• [Data extract]:
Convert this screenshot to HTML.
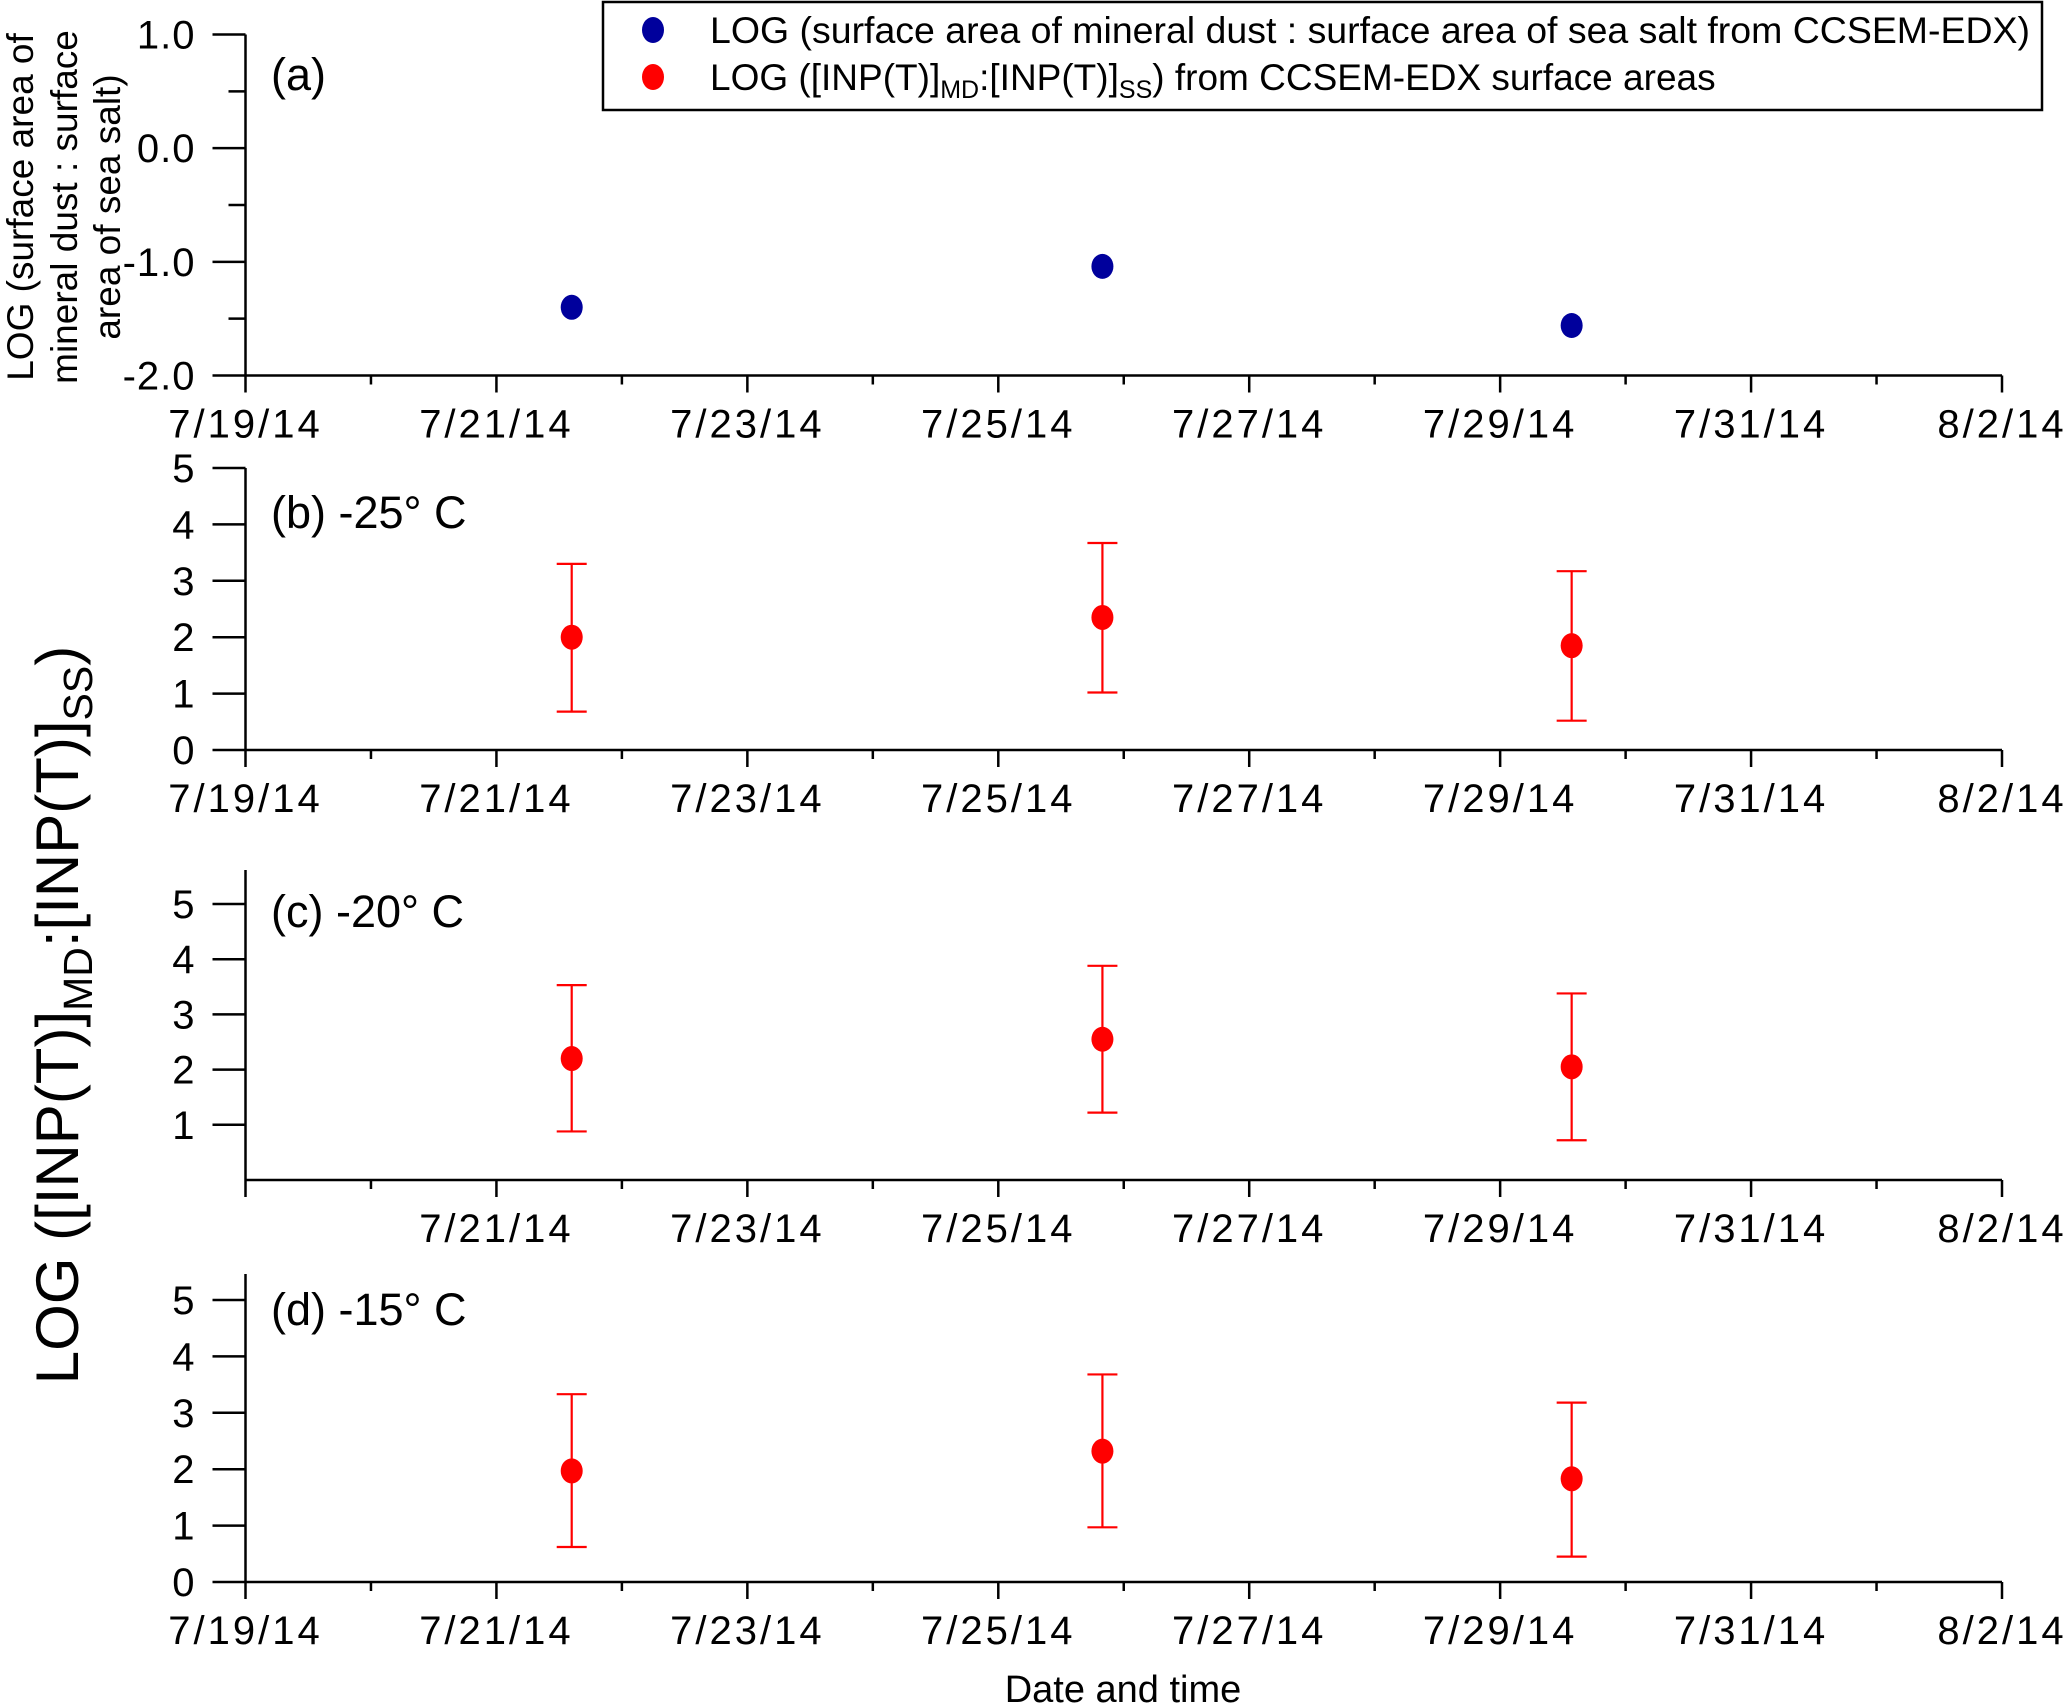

---

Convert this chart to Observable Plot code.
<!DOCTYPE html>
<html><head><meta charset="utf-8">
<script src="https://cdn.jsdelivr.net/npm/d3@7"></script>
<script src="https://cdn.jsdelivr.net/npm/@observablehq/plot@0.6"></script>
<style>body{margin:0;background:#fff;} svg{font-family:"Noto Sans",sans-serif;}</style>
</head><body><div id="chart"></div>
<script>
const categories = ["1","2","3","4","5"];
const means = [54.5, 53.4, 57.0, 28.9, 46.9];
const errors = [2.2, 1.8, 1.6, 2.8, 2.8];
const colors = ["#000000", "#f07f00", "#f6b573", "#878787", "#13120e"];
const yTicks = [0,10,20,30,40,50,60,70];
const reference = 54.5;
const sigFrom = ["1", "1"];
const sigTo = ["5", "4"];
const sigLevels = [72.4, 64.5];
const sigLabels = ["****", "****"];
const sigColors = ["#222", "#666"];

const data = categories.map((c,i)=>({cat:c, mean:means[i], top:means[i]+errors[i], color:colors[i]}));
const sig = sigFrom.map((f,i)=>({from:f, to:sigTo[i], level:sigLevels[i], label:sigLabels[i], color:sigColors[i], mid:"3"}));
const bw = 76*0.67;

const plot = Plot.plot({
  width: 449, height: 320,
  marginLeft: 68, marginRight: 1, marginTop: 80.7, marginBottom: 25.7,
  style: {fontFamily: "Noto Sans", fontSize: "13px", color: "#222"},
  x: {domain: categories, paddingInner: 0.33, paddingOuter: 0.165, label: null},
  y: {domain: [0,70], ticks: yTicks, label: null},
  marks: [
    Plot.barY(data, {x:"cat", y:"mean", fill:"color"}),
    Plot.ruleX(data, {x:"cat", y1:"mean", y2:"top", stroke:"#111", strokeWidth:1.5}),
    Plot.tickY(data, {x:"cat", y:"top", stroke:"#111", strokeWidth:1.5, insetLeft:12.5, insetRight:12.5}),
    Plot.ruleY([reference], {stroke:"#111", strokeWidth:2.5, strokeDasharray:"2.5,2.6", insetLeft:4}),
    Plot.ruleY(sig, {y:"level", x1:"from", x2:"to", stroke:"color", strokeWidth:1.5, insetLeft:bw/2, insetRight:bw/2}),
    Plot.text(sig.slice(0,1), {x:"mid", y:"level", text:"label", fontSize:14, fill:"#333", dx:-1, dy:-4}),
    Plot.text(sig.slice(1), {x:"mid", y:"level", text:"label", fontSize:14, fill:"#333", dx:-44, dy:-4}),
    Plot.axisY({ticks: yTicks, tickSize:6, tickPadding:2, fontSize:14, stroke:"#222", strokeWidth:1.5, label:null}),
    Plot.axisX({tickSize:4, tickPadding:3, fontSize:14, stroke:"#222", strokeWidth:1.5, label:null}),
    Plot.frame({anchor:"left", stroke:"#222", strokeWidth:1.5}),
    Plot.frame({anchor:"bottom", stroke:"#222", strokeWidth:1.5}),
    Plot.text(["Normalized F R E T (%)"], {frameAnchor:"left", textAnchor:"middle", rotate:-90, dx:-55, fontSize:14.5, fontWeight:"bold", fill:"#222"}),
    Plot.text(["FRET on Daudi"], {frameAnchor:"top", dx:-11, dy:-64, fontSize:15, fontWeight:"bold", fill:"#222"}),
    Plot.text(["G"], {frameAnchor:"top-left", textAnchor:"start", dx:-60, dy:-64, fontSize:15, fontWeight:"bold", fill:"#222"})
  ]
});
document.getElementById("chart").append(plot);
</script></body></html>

* * *

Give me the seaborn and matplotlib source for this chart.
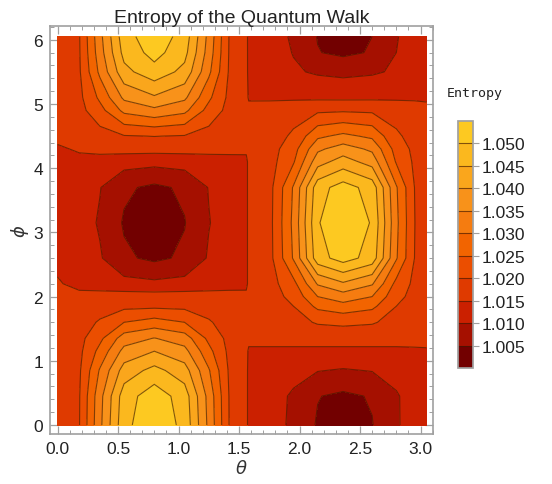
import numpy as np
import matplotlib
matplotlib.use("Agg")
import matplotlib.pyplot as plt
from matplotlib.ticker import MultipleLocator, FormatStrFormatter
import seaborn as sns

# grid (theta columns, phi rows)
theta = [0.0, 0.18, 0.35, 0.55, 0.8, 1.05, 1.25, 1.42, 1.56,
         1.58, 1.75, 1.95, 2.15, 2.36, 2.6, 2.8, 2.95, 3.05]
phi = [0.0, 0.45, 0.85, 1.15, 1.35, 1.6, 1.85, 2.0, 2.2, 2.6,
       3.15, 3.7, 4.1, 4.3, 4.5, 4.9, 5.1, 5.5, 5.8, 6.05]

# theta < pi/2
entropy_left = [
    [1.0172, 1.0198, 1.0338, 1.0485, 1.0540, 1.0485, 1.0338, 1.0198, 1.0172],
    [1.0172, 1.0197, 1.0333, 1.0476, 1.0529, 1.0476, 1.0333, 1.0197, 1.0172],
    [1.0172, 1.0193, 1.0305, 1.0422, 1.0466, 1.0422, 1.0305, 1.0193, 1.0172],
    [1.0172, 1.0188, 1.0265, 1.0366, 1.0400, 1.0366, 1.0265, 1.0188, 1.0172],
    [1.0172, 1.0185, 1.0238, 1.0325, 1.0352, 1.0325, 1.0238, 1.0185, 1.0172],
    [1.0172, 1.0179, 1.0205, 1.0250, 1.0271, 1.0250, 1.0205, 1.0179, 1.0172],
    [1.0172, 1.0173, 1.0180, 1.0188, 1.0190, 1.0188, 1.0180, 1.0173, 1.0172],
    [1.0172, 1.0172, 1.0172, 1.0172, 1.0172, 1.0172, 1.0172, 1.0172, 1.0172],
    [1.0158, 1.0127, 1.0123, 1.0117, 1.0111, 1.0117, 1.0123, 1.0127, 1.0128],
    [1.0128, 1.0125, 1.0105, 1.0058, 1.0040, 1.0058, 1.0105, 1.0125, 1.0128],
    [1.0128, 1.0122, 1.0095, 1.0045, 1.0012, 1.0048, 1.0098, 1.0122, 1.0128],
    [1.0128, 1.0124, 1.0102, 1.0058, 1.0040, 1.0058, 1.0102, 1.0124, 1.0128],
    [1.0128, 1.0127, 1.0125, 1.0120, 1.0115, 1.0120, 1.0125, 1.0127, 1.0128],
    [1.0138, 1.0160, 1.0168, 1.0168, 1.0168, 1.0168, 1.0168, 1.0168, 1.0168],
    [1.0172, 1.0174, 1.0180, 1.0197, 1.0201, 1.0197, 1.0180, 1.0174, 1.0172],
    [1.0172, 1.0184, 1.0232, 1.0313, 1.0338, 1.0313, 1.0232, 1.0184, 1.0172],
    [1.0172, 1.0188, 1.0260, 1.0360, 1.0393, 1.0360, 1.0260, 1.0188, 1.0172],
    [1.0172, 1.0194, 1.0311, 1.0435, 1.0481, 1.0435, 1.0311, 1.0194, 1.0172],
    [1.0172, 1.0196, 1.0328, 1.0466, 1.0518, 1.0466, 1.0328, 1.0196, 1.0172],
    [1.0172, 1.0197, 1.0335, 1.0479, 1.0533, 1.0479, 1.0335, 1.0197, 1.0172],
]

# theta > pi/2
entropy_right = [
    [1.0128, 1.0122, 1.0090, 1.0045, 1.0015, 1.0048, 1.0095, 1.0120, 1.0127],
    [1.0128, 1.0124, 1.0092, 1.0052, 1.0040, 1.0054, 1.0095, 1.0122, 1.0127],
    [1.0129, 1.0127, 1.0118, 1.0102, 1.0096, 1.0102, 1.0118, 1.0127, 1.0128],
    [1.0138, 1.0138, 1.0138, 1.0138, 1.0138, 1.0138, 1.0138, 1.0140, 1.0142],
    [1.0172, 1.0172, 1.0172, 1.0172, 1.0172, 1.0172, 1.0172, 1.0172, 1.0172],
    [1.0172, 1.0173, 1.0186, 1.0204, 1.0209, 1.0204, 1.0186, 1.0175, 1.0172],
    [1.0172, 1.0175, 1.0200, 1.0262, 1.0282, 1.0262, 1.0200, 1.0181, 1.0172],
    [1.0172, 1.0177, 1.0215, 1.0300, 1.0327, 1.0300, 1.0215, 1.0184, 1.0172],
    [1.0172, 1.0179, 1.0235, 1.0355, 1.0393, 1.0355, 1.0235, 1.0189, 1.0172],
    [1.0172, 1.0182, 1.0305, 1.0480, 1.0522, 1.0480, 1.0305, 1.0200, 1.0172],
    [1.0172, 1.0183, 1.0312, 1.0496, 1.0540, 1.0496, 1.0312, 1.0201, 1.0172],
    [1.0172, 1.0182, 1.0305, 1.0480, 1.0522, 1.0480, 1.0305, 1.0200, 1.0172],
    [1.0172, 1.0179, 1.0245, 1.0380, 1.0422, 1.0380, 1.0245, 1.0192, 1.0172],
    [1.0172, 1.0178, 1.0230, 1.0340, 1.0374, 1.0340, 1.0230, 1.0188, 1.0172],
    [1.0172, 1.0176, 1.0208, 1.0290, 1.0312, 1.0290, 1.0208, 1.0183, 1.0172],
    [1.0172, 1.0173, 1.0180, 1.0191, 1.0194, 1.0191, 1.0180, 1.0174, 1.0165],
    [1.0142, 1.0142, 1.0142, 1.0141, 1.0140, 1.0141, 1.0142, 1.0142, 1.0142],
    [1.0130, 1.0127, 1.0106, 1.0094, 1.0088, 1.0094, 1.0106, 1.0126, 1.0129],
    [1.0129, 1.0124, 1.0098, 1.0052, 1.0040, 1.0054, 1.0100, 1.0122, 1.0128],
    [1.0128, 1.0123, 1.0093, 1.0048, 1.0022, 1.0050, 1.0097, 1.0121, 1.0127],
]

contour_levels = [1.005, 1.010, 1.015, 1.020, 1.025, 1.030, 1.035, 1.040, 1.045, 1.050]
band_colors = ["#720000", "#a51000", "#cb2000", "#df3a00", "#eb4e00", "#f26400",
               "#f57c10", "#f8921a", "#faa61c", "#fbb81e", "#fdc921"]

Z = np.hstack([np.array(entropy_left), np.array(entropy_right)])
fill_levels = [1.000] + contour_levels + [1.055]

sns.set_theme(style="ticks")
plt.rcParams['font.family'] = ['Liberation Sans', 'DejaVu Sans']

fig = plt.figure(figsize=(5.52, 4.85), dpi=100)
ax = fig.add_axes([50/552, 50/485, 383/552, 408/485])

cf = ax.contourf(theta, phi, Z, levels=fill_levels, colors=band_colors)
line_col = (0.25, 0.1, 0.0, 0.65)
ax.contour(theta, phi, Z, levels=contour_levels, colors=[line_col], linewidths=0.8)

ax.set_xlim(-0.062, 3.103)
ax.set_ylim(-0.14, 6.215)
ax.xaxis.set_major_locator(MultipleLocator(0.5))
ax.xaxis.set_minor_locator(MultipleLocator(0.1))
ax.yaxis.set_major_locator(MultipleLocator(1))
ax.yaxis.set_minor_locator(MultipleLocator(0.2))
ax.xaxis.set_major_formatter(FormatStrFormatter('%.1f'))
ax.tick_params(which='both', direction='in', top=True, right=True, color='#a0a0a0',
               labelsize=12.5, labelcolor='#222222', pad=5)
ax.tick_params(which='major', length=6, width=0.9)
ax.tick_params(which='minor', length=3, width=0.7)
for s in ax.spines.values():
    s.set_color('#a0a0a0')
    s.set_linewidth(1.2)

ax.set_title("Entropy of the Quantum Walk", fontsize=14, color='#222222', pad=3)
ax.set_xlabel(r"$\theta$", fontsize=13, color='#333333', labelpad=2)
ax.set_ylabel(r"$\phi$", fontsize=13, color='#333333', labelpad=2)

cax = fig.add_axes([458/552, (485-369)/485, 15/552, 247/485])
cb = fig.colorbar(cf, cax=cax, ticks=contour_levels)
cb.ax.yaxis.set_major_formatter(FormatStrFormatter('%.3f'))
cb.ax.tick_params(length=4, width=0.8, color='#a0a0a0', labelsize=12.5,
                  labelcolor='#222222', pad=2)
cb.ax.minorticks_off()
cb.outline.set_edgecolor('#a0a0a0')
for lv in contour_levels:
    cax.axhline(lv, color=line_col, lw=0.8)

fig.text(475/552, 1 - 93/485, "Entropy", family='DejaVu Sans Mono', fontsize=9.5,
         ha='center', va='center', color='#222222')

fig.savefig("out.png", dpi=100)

• [Exercise prompt]:
Starting at the line with "Give me the" and ending at the line with "3.15, 3.7, 4.1, 4.3, 4.5, 4.9, 5.1, 5.5, 5.8, 6.05]", copy each line exactly, both ends included. Do not copy the pictures.

• [Exercise answer]:
Give me the seaborn and matplotlib source for this chart.
import numpy as np
import matplotlib
matplotlib.use("Agg")
import matplotlib.pyplot as plt
from matplotlib.ticker import MultipleLocator, FormatStrFormatter
import seaborn as sns

# grid (theta columns, phi rows)
theta = [0.0, 0.18, 0.35, 0.55, 0.8, 1.05, 1.25, 1.42, 1.56,
         1.58, 1.75, 1.95, 2.15, 2.36, 2.6, 2.8, 2.95, 3.05]
phi = [0.0, 0.45, 0.85, 1.15, 1.35, 1.6, 1.85, 2.0, 2.2, 2.6,
       3.15, 3.7, 4.1, 4.3, 4.5, 4.9, 5.1, 5.5, 5.8, 6.05]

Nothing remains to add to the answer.